Introductory Guide: Why Napoleon?

Napoleon in Military School

by Dana Lombardy

A Corsican provincial who spoke French poorly, Napoleon endured numerous irritations and slights from his aristocratic schoolmates at Brienne, where his inferior status as a charity case was keenly felt. For five years, from 1779 to 1784, he struggled to learn French and endured continuous humiliations from his classmates.

Napoleon learned to curb his rage at his various tormentors, but, in true Corsican fashion, he secretly burned for revenge. He developed a hatred of the French and dreamt of his eventual return home, where he could put his education to use in Paoli's service and deliver the island from his enemies. Such fantasies strengthened his resolve to succeed, and Napoleon was often quite passionate in advocating the greatness of his hero Paoli to his fellow students. Over time he appears to have become a leader of his class, and, as legend holds, may have led the younger students to a victory in an epic snowball fight where they trounced their seniors.

Napoleon excelled in mathematics, geography and history but loathed Latin and dance. Reputedly, he was the most prodigious reader in the school, and was particularly fond of Rousseau, Corneille, and Plutarch. In his spare time, Napoleon cultivated an elaborate garden, perhaps as a means to alleviate his homesickness, and certainly as a place where he could escape to meditate and to read.

During the school's annual holidays, Napoleon was too poor to travel home. However, in the summer of 1782, just before he turned thirteen, Carlo (at right) and Letizia came to visit Brienne, Letizia's beauty making quite an impression on the cadets. Carlo, meanwhile, had other motives for the trip. In addition to seeking more assistance for the education of the Bonaparte children, he was appealing for funding from the financially strapped French monarchy to drain some salt marshes near Ajaccio.

Napoleon's life improved when in the fall of 1784, at the age of fifteen, he enrolled in the prestigious Ecole Militaire in Paris. Naturally, the greatest city in the world made a deep impression upon Napoleon, and the awkward provincial would slowly be transformed by the refinements made available to him, for the Ecole Militaire was in large part a finishing school for gentleman officers. Many of the wealthier students could afford ostentatious lifestyles, replete with servants. Napoleon, who was noted for a lean, hungry look that resulted in part from his lack of funds, glimpsed firsthand the reasons behind the resentments that were building in French society. This cognizance led him to choose the artillery as his branch of service -- here class and privilege mattered less than in the cavalry or infantry.

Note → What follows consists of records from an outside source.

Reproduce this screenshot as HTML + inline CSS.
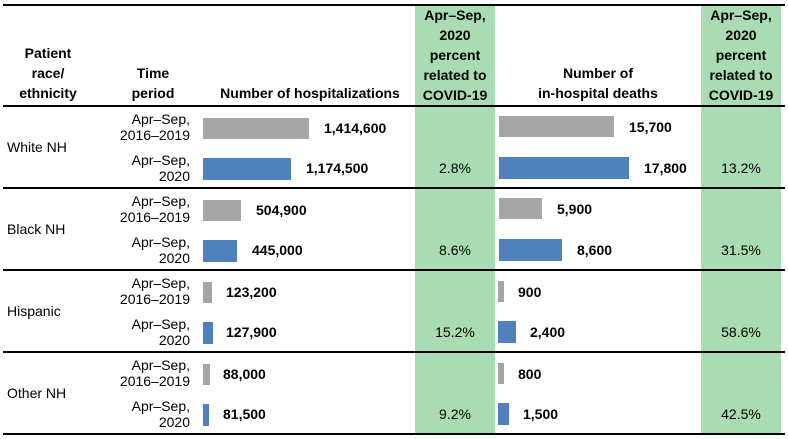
<!DOCTYPE html>
<html><head><meta charset="utf-8"><style>
body{margin:0;width:788px;height:439px;background:#fff;font-family:"Liberation Sans",Arial,sans-serif;font-size:14px;color:#000;position:relative;overflow:hidden}
div{position:absolute}
.g{background:#a9dcb3}
.ln{background:#000;left:3px;width:782px}
.b{font-weight:bold}
.h{font-weight:bold;text-align:center;line-height:20px}
.tp{left:90px;width:100px;text-align:right;line-height:16px}
.gr{background:#a5a5a5;height:21px}
.bl{background:#4f81bd;height:22px}
.pc{text-align:center;width:80px}
</style></head><body>
<div class="g" style="left:415px;top:6px;width:80px;height:428px"></div>
<div class="g" style="left:701px;top:6px;width:80px;height:428px"></div>
<div class="ln" style="top:4px;height:2px"></div>
<div class="ln" style="top:105px;height:2px"></div>
<div class="ln" style="top:187px;height:2px"></div>
<div class="ln" style="top:269px;height:2px"></div>
<div class="ln" style="top:351px;height:2px"></div>
<div class="ln" style="top:433px;height:2px"></div>

<div class="h" style="left:6px;width:84px;top:43px">Patient<br>race/<br>ethnicity</div>
<div class="h" style="left:118px;width:70px;top:63px">Time<br>period</div>
<div class="h" style="left:205px;width:210px;top:83px">Number of hospitalizations</div>
<div class="h" style="left:412px;width:86px;top:5px">Apr–Sep,<br>2020<br>percent<br>related to<br>COVID-19</div>
<div class="h" style="left:495px;width:206px;top:63px">Number of<br>in-hospital deaths</div>
<div class="h" style="left:698px;width:86px;top:5px">Apr–Sep,<br>2020<br>percent<br>related to<br>COVID-19</div>

<div style="left:7px;top:139px">White NH</div>
<div style="left:7px;top:221px">Black NH</div>
<div style="left:7px;top:303px">Hispanic</div>
<div style="left:7px;top:385px">Other NH</div>

<div class="tp" style="top:111px">Apr–Sep,<br>2016–2019</div>
<div class="tp" style="top:152px">Apr–Sep,<br>2020</div>
<div class="tp" style="top:193px">Apr–Sep,<br>2016–2019</div>
<div class="tp" style="top:234px">Apr–Sep,<br>2020</div>
<div class="tp" style="top:275px">Apr–Sep,<br>2016–2019</div>
<div class="tp" style="top:316px">Apr–Sep,<br>2020</div>
<div class="tp" style="top:357px">Apr–Sep,<br>2016–2019</div>
<div class="tp" style="top:398px">Apr–Sep,<br>2020</div>

<div class="gr" style="left:203px;top:118px;width:106px"></div><div class="b" style="left:324px;top:120px">1,414,600</div>
<div class="bl" style="left:203px;top:158px;width:88px"></div><div class="b" style="left:306px;top:160px">1,174,500</div>
<div class="gr" style="left:203px;top:200px;width:38px"></div><div class="b" style="left:256px;top:202px">504,900</div>
<div class="bl" style="left:203px;top:240px;width:34px"></div><div class="b" style="left:252px;top:242px">445,000</div>
<div class="gr" style="left:203px;top:282px;width:9px"></div><div class="b" style="left:226px;top:284px">123,200</div>
<div class="bl" style="left:203px;top:322px;width:10px"></div><div class="b" style="left:226px;top:324px">127,900</div>
<div class="gr" style="left:203px;top:364px;width:7px"></div><div class="b" style="left:223px;top:366px">88,000</div>
<div class="bl" style="left:203px;top:404px;width:6px"></div><div class="b" style="left:223px;top:406px">81,500</div>

<div class="pc" style="left:415px;top:160px">2.8%</div>
<div class="pc" style="left:415px;top:242px">8.6%</div>
<div class="pc" style="left:415px;top:324px">15.2%</div>
<div class="pc" style="left:415px;top:406px">9.2%</div>
<div class="pc" style="left:701px;top:160px">13.2%</div>
<div class="pc" style="left:701px;top:242px">31.5%</div>
<div class="pc" style="left:701px;top:324px">58.6%</div>
<div class="pc" style="left:701px;top:406px">42.5%</div>

<div class="gr" style="left:499px;top:116px;width:115px"></div><div class="b" style="left:629px;top:119px">15,700</div>
<div class="bl" style="left:499px;top:157px;width:130px"></div><div class="b" style="left:644px;top:160px">17,800</div>
<div class="gr" style="left:499px;top:198px;width:43px"></div><div class="b" style="left:557px;top:201px">5,900</div>
<div class="bl" style="left:499px;top:239px;width:63px"></div><div class="b" style="left:577px;top:242px">8,600</div>
<div class="gr" style="left:498px;top:281px;width:6px"></div><div class="b" style="left:518px;top:284px">900</div>
<div class="bl" style="left:498px;top:321px;width:18px"></div><div class="b" style="left:530px;top:324px">2,400</div>
<div class="gr" style="left:498px;top:363px;width:6px"></div><div class="b" style="left:518px;top:366px">800</div>
<div class="bl" style="left:498px;top:403px;width:11px"></div><div class="b" style="left:523px;top:406px">1,500</div>
</body></html>
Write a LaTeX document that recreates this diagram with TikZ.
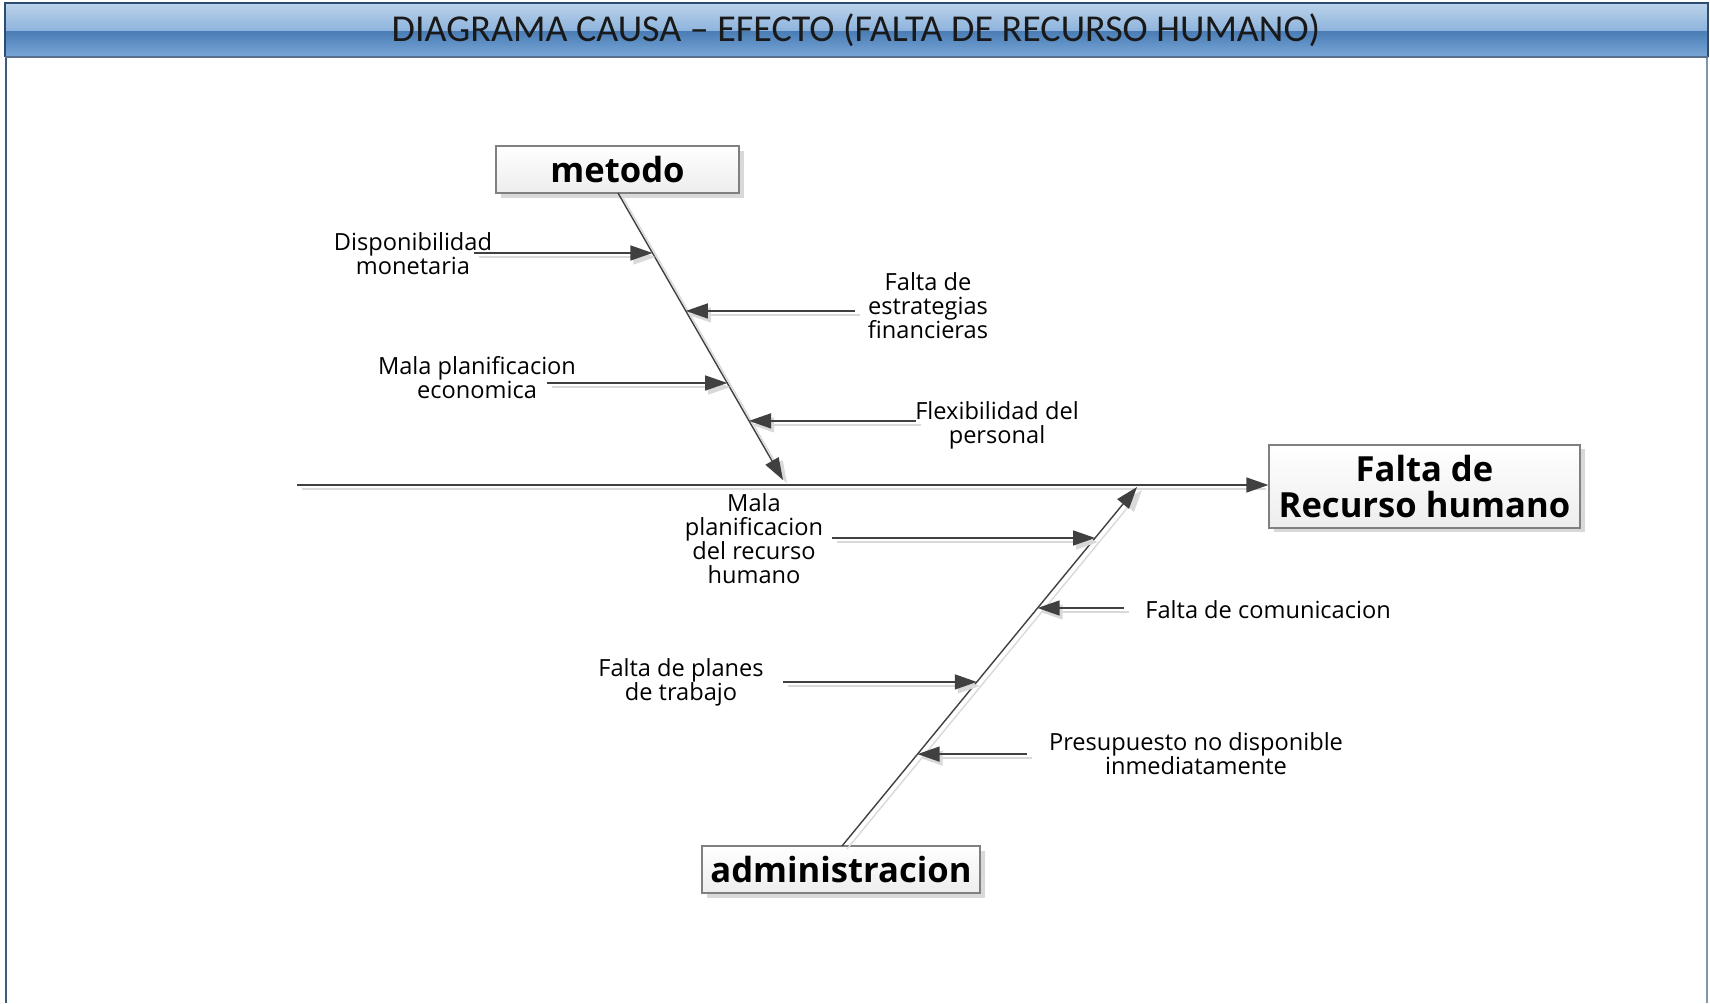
\documentclass[tikz,border=0pt]{standalone}
\usepackage{fontspec}
\setmainfont{Open Sans}
\newfontfamily\titlefont{Carlito}
\usetikzlibrary{arrows.meta,calc}

\definecolor{linegray}{HTML}{404040}
\definecolor{shadowgray}{HTML}{D9D9D9}
\definecolor{barTopA}{HTML}{BCD3EA}
\definecolor{barTopB}{HTML}{8DB3DC}
\definecolor{barBotA}{HTML}{4A7DB5}
\definecolor{barBotB}{HTML}{7AA7D7}
\definecolor{barEdge}{HTML}{2C4C72}
\definecolor{frameLeft}{HTML}{3D5A7A}
\definecolor{frameRight}{HTML}{8096AD}

\tikzset{
  bone/.style={draw=linegray, line width=0.7pt},
  cause/.style={draw=linegray, line width=0.7pt,
    -{Triangle[length=11pt,width=7.5pt]}, color=linegray},
  causeshadow/.style={draw=shadowgray, line width=0.7pt,
    -{Triangle[length=11pt,width=7.5pt]}, color=shadowgray},
  boneshadow/.style={draw=shadowgray, line width=0.7pt},
  catbox/.style={draw=gray, line width=0.6pt, top color=white, bottom color=gray!14,
    font=\bfseries\fontsize{17.3}{18}\selectfont, inner sep=0pt, align=center},
  lbl/.style={font=\fontsize{11.8}{12}\selectfont, align=center, inner sep=0pt, text=black}
}

\begin{document}
\begin{tikzpicture}[x=0.5pt, y=-0.5pt]
\useasboundingbox (0,0) rectangle (1710,1003);

% page frame and title band
\draw[frameLeft, line width=1pt] (6,57) -- (6,1003);
\draw[frameRight, line width=1.2pt] (1707,57) -- (1707,1003);
\shade[top color=barTopA, bottom color=barTopB] (5,3) rectangle (1708,31);
\shade[top color=barBotA, bottom color=barBotB] (5,31) rectangle (1708,57);
\draw[barEdge, line width=1pt] (5,57) -- (5,3) -- (1708,3) -- (1708,57);
\draw[barEdge!80, line width=0.6pt] (5,57) -- (1708,57);
\node[font=\titlefont\fontsize{19}{20}\selectfont, text=black!90] (title) at (856,30)
  {DIAGRAMA CAUSA – EFECTO (FALTA DE RECURSO HUMANO)};

% box shadows
\fill[shadowgray] (501,151) rectangle (744,198);
\fill[shadowgray] (1274,449) rectangle (1585,532);
\fill[shadowgray] (707,851) rectangle (985,898);

% category and effect boxes
\node[catbox, minimum width=121.5pt, minimum height=23.5pt] (metodo) at (617.5,169.5) {metodo};
\node[catbox, minimum width=155.5pt, minimum height=41.5pt] (efecto) at (1424.5,486.5)
  {Falta de\\Recurso humano};
\node[catbox, minimum width=139pt, minimum height=23.5pt] (admin) at (841,869.5) {administracion};

% bone end points
\coordinate (mtop) at (618,193);
\coordinate (mtip) at (783,480);
\coordinate (atop) at (842,846);
\coordinate (atip) at (1137,487);
\coordinate (spineL) at (297,485);

% shadows of spine and bones
\draw[boneshadow] ($(spineL)+(5,4)$) -- ($(efecto.west|-spineL)+(-2,4)$);
\draw[causeshadow] ($(mtop)+(4,3)$) -- ($(mtip)+(4,3)$);
\draw[causeshadow] ($(atop)+(5,3)$) -- ($(atip)+(5,3)$);

% spine and bones
\draw[cause] (spineL) -- (efecto.west|-spineL);
\draw[cause] (mtop) -- (mtip);
\draw[cause] (atop) -- (atip);

% points where the causes meet the bones
\coordinate (m1) at ($(mtop)!0.209!(mtip)$);
\coordinate (m2) at ($(mtop)!0.411!(mtip)$);
\coordinate (m3) at ($(mtop)!0.662!(mtip)$);
\coordinate (m4) at ($(mtop)!0.794!(mtip)$);
\coordinate (a1) at ($(atop)!0.858!(atip)$);
\coordinate (a2) at ($(atop)!0.663!(atip)$);
\coordinate (a3) at ($(atop)!0.457!(atip)$);
\coordinate (a4) at ($(atop)!0.256!(atip)$);

% free ends of the cause arrows
\coordinate (s1) at (474,0);
\coordinate (s2) at (855,0);
\coordinate (s3) at (547,0);
\coordinate (s4) at (916,0);
\coordinate (s5) at (832,0);
\coordinate (s6) at (1124,0);
\coordinate (s7) at (783,0);
\coordinate (s8) at (1027,0);

% cause labels
\node[lbl] (l1) at (413,254) {Disponibilidad\\monetaria};
\node[lbl] (l2) at (928,306) {Falta de\\estrategias\\financieras};
\node[lbl] (l3) at (477,378) {Mala planificacion\\economica};
\node[lbl] (l4) at (997,425) {Flexibilidad del\\personal};
\node[lbl] (l5) at (754,539) {Mala\\planificacion\\del recurso\\humano};
\node[lbl, anchor=west] (l6) at (1145,610) {Falta de comunicacion};
\node[lbl] (l7) at (681,682) {Falta de planes\\de trabajo};
\node[lbl] (l8) at (1196,754) {Presupuesto no disponible\\inmediatamente};

% cause arrow shadows
\foreach \s/\t in {s1/m1,s2/m2,s3/m3,s4/m4,s5/a1,s6/a2,s7/a3,s8/a4}
  \draw[causeshadow] ($(\s|-\t)+(5,4)$) -- ($(\t)+(3,4)$);

% cause arrows
\draw[cause] (s1|-m1) -- (m1);
\draw[cause] (s2|-m2) -- (m2);
\draw[cause] (s3|-m3) -- (m3);
\draw[cause] (s4|-m4) -- (m4);
\draw[cause] (s5|-a1) -- (a1);
\draw[cause] (s6|-a2) -- (a2);
\draw[cause] (s7|-a3) -- (a3);
\draw[cause] (s8|-a4) -- (a4);
\end{tikzpicture}
\end{document}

Before he left school, however, tragedy struck. In February of 1785, Napoleon's father Carlo died of stomach cancer. Characteristically, young Napoleon took the news bravely, mourning in private, while resolving to finish school as quickly as possible so as to allow him to help the family. Impressively, Napoleon would graduate in only a single year of class work whereas many a dilettante could take as long as three years of school while savoring the lavish delights of Paris. In October 1785, the sixteen-year-old Lieutenant Buonaparte left Paris to join the prestigious La Fere Artillery Regiment in Valence, the closest garrison to Corsica.